## Exercise task
Return the data exactly, with all pictures removed.

## Data section
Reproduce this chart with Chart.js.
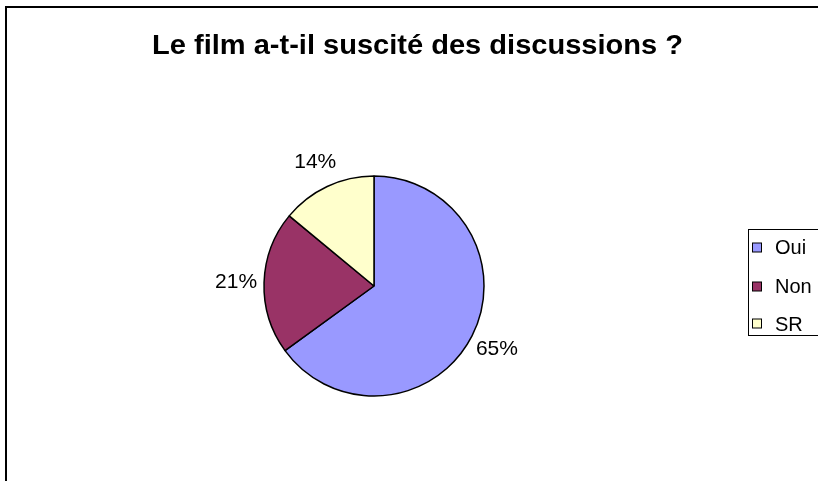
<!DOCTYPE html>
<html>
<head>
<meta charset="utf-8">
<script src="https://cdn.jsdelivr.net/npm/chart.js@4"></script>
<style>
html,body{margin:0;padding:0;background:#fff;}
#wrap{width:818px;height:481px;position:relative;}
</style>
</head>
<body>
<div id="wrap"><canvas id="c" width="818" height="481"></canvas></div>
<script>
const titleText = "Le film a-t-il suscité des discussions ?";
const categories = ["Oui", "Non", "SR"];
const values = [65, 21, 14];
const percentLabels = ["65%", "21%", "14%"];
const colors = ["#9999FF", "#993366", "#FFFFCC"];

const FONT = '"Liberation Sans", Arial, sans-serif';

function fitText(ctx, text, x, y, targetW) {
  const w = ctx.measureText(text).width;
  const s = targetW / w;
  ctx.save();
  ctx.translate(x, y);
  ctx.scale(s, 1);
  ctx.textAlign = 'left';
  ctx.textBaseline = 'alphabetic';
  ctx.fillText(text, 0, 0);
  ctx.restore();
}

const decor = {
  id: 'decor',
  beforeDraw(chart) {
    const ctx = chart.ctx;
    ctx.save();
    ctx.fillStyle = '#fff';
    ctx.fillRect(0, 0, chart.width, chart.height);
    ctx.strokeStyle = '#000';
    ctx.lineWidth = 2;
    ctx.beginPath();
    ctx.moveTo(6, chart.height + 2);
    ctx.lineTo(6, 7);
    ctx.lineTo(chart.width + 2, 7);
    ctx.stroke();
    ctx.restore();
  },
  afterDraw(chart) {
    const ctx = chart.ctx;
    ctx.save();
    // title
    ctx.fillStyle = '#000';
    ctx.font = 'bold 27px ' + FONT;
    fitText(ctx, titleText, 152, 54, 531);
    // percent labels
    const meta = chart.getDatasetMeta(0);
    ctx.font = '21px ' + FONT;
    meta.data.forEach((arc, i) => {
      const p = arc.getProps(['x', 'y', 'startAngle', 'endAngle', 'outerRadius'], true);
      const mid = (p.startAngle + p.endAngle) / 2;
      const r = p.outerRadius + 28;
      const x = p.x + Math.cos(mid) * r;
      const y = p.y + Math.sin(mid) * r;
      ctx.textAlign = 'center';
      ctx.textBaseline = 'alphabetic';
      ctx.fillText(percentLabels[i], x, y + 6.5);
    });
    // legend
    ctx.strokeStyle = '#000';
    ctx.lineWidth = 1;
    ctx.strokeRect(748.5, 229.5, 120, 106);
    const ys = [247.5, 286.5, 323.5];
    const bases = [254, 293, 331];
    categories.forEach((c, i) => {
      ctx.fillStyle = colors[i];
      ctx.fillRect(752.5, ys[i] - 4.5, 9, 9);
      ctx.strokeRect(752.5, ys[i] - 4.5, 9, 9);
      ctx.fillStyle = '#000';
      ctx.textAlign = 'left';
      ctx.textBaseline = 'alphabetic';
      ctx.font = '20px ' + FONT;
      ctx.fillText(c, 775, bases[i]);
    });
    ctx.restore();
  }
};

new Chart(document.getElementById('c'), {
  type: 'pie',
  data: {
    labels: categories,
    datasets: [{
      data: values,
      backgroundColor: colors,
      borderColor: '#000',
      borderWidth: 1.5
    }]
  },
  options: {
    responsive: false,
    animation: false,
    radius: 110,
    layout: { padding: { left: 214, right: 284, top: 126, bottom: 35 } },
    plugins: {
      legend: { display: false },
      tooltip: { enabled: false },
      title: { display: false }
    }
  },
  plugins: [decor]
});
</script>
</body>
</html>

## Worked answer
Reproduce this chart with Chart.js.
<!DOCTYPE html>
<html>
<head>
<meta charset="utf-8">
<script src="https://cdn.jsdelivr.net/npm/chart.js@4"></script>
<style>
html,body{margin:0;padding:0;background:#fff;}
#wrap{width:818px;height:481px;position:relative;}
</style>
</head>
<body>
<div id="wrap"><canvas id="c" width="818" height="481"></canvas></div>
<script>
const titleText = "Le film a-t-il suscité des discussions ?";
const categories = ["Oui", "Non", "SR"];
const values = [65, 21, 14];
const percentLabels = ["65%", "21%", "14%"];
const colors = ["#9999FF", "#993366", "#FFFFCC"];

const FONT = '"Liberation Sans", Arial, sans-serif';

function fitText(ctx, text, x, y, targetW) {
  const w = ctx.measureText(text).width;
  const s = targetW / w;
  ctx.save();
  ctx.translate(x, y);
  ctx.scale(s, 1);
  ctx.textAlign = 'left';
  ctx.textBaseline = 'alphabetic';
  ctx.fillText(text, 0, 0);
  ctx.restore();
}

const decor = {
  id: 'decor',
  beforeDraw(chart) {
    const ctx = chart.ctx;
    ctx.save();
    ctx.fillStyle = '#fff';
    ctx.fillRect(0, 0, chart.width, chart.height);
    ctx.strokeStyle = '#000';
    ctx.lineWidth = 2;
    ctx.beginPath();
    ctx.moveTo(6, chart.height + 2);
    ctx.lineTo(6, 7);
    ctx.lineTo(chart.width + 2, 7);
    ctx.stroke();
    ctx.restore();
  },
  afterDraw(chart) {
    const ctx = chart.ctx;
    ctx.save();
    // title
    ctx.fillStyle = '#000';
    ctx.font = 'bold 27px ' + FONT;
    fitText(ctx, titleText, 152, 54, 531);
    // percent labels
    const meta = chart.getDatasetMeta(0);
    ctx.font = '21px ' + FONT;
    meta.data.forEach((arc, i) => {
      const p = arc.getProps(['x', 'y', 'startAngle', 'endAngle', 'outerRadius'], true);
      const mid = (p.startAngle + p.endAngle) / 2;
      const r = p.outerRadius + 28;
      const x = p.x + Math.cos(mid) * r;
      const y = p.y + Math.sin(mid) * r;
      ctx.textAlign = 'center';
      ctx.textBaseline = 'alphabetic';
      ctx.fillText(percentLabels[i], x, y + 6.5);
    });
    // legend
    ctx.strokeStyle = '#000';
    ctx.lineWidth = 1;
    ctx.strokeRect(748.5, 229.5, 120, 106);
    const ys = [247.5, 286.5, 323.5];
    const bases = [254, 293, 331];
    categories.forEach((c, i) => {
      ctx.fillStyle = colors[i];
      ctx.fillRect(752.5, ys[i] - 4.5, 9, 9);
      ctx.strokeRect(752.5, ys[i] - 4.5, 9, 9);
      ctx.fillStyle = '#000';
      ctx.textAlign = 'left';
      ctx.textBaseline = 'alphabetic';
      ctx.font = '20px ' + FONT;
      ctx.fillText(c, 775, bases[i]);
    });
    ctx.restore();
  }
};

new Chart(document.getElementById('c'), {
  type: 'pie',
  data: {
    labels: categories,
    datasets: [{
      data: values,
      backgroundColor: colors,
      borderColor: '#000',
      borderWidth: 1.5
    }]
  },
  options: {
    responsive: false,
    animation: false,
    radius: 110,
    layout: { padding: { left: 214, right: 284, top: 126, bottom: 35 } },
    plugins: {
      legend: { display: false },
      tooltip: { enabled: false },
      title: { display: false }
    }
  },
  plugins: [decor]
});
</script>
</body>
</html>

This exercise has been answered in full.